On October 24, 2023 PPWO and 87 organizations representing private, public, nonprofit, and educational entities sent letters to House and Senate lawmakers requesting that they urge the Department of Labor’s Wage and Hour Division to withdraw its proposed overtime pay regulations. The Department has proposed to increase the minimum salary level that an employee must receive to be exempt from federal overtime pay by an overwhelming 70 percent and has additionally proposed to automatically increase the salary level every three years. This proposal comes despite the Department updating the minimum salary level just four years ago in 2019, and the new proposed salary level is effectively 154 percent higher than the threshold that was in place prior to that 2019 update.

As the letters note, “the Department has not provided adequate justification for the proposed increase and automatic updates, both of which are unlawful, inconsistent with historic norms, and will harm businesses, nonprofits, colleges and universities, states, cities, towns and public schools as well as the workers they employ and the consumers, students and people they serve.” Moreover:
  • The Department provided a mere 60 days for the public to submit comments on the proposal, despite receiving extension requests from PPWO and hundreds of additional associations. As those requests noted, 60 days is insufficient for stakeholders to collect necessary and comprehensive data on the proposal’s implications — including which employees will be impacted; what those impacts will mean for workers, entities, and consumers; and what alternatives the Department could consider.

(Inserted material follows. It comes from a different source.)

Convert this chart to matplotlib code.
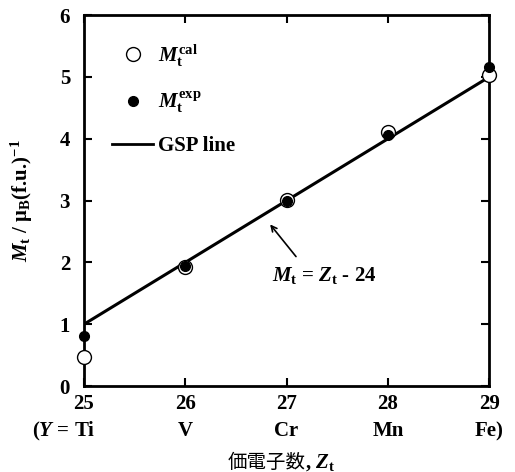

  • The Department’s increase is unnecessary and unprecedented. The Department has updated the salary level eight times since 1938 (on average, every 9.87 years) and increases have ranged from 5 to 50 percent. Increases have never come close to approaching 154 percent.
  • The proposal’s costs will largely be borne by entry level workers in rural and economically stressed regions as well as those graduating with degrees that do not conventionally command high salaries given that organizations will face exorbitant transition and operational costs that will require headcount and service reductions.
  • Automatic updates to the salary level will impose significant inflationary pressure on the economy at a time when rising costs have already proven detrimental.